[Your instructions]
Your task is to reproduce, verbatim and without pictures, the lines from the opening of the listing through the line containing "plt.rcParams['hatch.linewidth'] = 1.5".

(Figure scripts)
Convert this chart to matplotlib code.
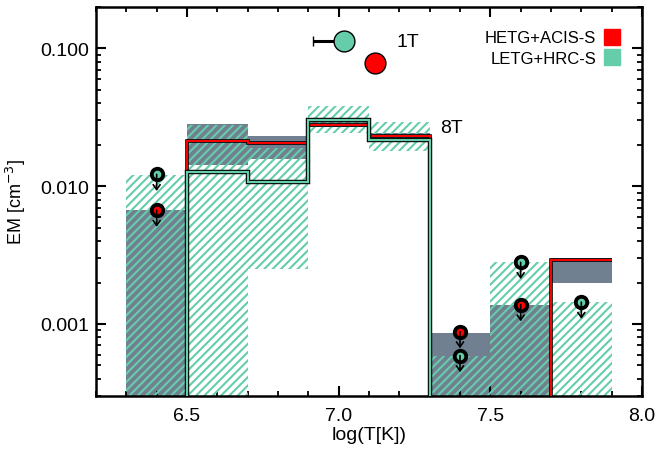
import matplotlib
matplotlib.use('Agg')

import matplotlib.pyplot as plt
from matplotlib.lines import Line2D
from matplotlib.ticker import MultipleLocator, FuncFormatter
import numpy as np

plt.rcParams['font.family'] = ['Liberation Sans', 'DejaVu Sans']
plt.rcParams['hatch.linewidth'] = 1.5

RED = '#ff0000'
GREEN = '#66cdaa'
GRAY = '#708090'
FLOOR = 1e-6   # stands in for "below the plot"

# temperature bins (log T)
edges = np.array([6.3, 6.5, 6.7, 6.9, 7.1, 7.3, 7.5, 7.7, 7.9])
centers = (edges[:-1] + edges[1:]) / 2

# HETG+ACIS-S: best fit histogram and range boxes
hetg_em = [FLOOR, 0.0214, 0.0205, 0.028, 0.0233, FLOOR, FLOOR, 0.0029]
hetg_lo = [FLOOR, 0.0143, 0.0158, 0.0270, 0.0225, FLOOR, FLOOR, 0.0020]
hetg_hi = [0.0067, 0.0285, 0.0233, 0.0295, 0.0245, 0.00086, 0.00138, 0.0030]

# LETG+HRC-S: best fit histogram (6.5-7.3) and range boxes
letg_edges = [6.5, 6.7, 6.9, 7.1, 7.3]
letg_em = [0.0126, 0.0107, 0.0305, 0.0218]
letg_lo = [FLOOR, FLOOR, 0.0025, 0.0245, 0.018, FLOOR, FLOOR, FLOOR]
letg_hi = [0.012, 0.028, 0.019, 0.038, 0.0294, 0.00059, 0.0028, 0.00144]

# upper limits
hetg_ul_x = [6.4, 7.4, 7.6]
hetg_ul_y = [0.0067, 0.00088, 0.00138]
letg_ul_x = [6.4, 7.4, 7.6, 7.8]
letg_ul_y = [0.0122, 0.00059, 0.0028, 0.00144]

# 1T fits
letg_1t = (7.017, 0.114, 0.1)
hetg_1t = (7.12, 0.079)

fig = plt.figure(figsize=(6.57, 4.52), dpi=100)
ax = fig.add_axes([96 / 657, 1 - 397 / 452, 546 / 657, 389 / 452])
ax.set_yscale('log')

widths = np.diff(edges)
hetg_lo = np.array(hetg_lo)
letg_lo = np.array(letg_lo)
ax.bar(centers, np.array(hetg_hi) - hetg_lo, bottom=hetg_lo, width=widths,
       color=GRAY, linewidth=0, zorder=1)
ax.bar(centers, np.array(letg_hi) - letg_lo, bottom=letg_lo, width=widths,
       color='none', edgecolor=GREEN, hatch='////', linewidth=0, zorder=2)

# step lines with black outline
ax.stairs(hetg_em, edges, baseline=None, color='k', lw=2.6, zorder=3)
ax.stairs(hetg_em, edges, baseline=None, color=RED, lw=1.4, zorder=3.1)
ax.stairs(letg_em, letg_edges, baseline=FLOOR, color='k', lw=3.2, zorder=3.2)
ax.stairs(letg_em, letg_edges, baseline=FLOOR, color=GREEN, lw=1.6, zorder=3.3)


def upper_limits(xs, ys, col):
    ax.plot(xs, ys, 'o', ms=10, color='k', zorder=5)
    ax.plot(xs, ys, 'o', ms=4.5, color=col, zorder=6)
    for x, y in zip(xs, ys):
        ax.annotate('', xy=(x, y), xytext=(0, -12), textcoords='offset points',
                    arrowprops=dict(arrowstyle='<-,head_length=0.35,head_width=0.25',
                                    color='k', lw=1.2, shrinkA=0, shrinkB=0),
                    zorder=7)


upper_limits(hetg_ul_x, hetg_ul_y, RED)
upper_limits(letg_ul_x, letg_ul_y, GREEN)

ax.errorbar(letg_1t[0], letg_1t[1], xerr=[[letg_1t[2]], [0]], fmt='o', ms=15,
            mfc=GREEN, mec='k', mew=1, ecolor='k', elinewidth=2.2, capsize=3.5,
            capthick=2.2, zorder=5)
ax.plot(hetg_1t[0], hetg_1t[1], 'o', ms=15, mfc=RED, mec='k', mew=1, zorder=5)

ax.text(7.19, 0.113, '1T', fontsize=14, va='center', ha='left')
ax.text(7.335, 0.0265, '8T', fontsize=14, va='center', ha='left')

handles = [Line2D([], [], marker='s', ls='none', color=RED, ms=11),
           Line2D([], [], marker='s', ls='none', color=GREEN, ms=11)]
ax.legend(handles, ['HETG+ACIS-S', 'LETG+HRC-S'], loc='upper right',
          markerfirst=False, frameon=False, fontsize=12, handlelength=0.8,
          handletextpad=0.55, labelspacing=0.35, borderaxespad=1.0)

ax.set_xlim(6.2, 8.0)
ax.set_ylim(3e-4, 0.2)
ax.xaxis.set_major_locator(MultipleLocator(0.5))
ax.xaxis.set_minor_locator(MultipleLocator(0.1))
ax.xaxis.set_major_formatter(FuncFormatter(lambda v, p: '%.1f' % v))
ax.yaxis.set_major_formatter(FuncFormatter(lambda v, p: '%.3f' % v))

ax.tick_params(which='both', direction='in', top=True, right=True, labelsize=14)
ax.tick_params(which='major', length=7, width=1.5)
ax.tick_params(axis='x', which='major', pad=8)
ax.tick_params(axis='y', which='major', pad=5)
ax.tick_params(which='minor', length=3.5, width=1.3)
for s in ax.spines.values():
    s.set_linewidth(1.8)

ax.set_xlabel('log(T[K])', fontsize=14)
ax.set_ylabel('EM [cm$^{-3}$]', fontsize=13)
ax.xaxis.set_label_coords(0.5, -0.077)
ax.yaxis.set_label_coords(-0.125, 0.5)

plt.savefig('out.png', dpi=100)
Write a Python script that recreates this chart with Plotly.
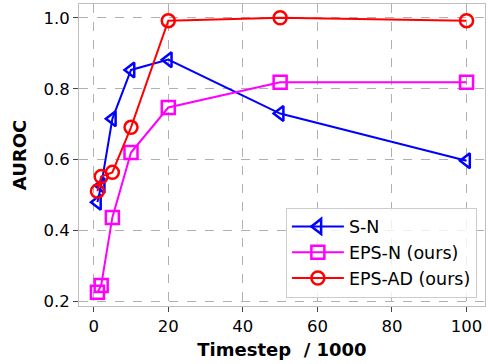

[Response to the task]
Convert this chart to matplotlib code.
import matplotlib
matplotlib.use('Agg')

import matplotlib.pyplot as plt
from matplotlib.lines import Line2D
from matplotlib.ticker import MultipleLocator, FuncFormatter
import numpy as np

plt.rcParams['font.family'] = ['Liberation Sans', 'DejaVu Sans']
plt.rcParams['hatch.linewidth'] = 1.5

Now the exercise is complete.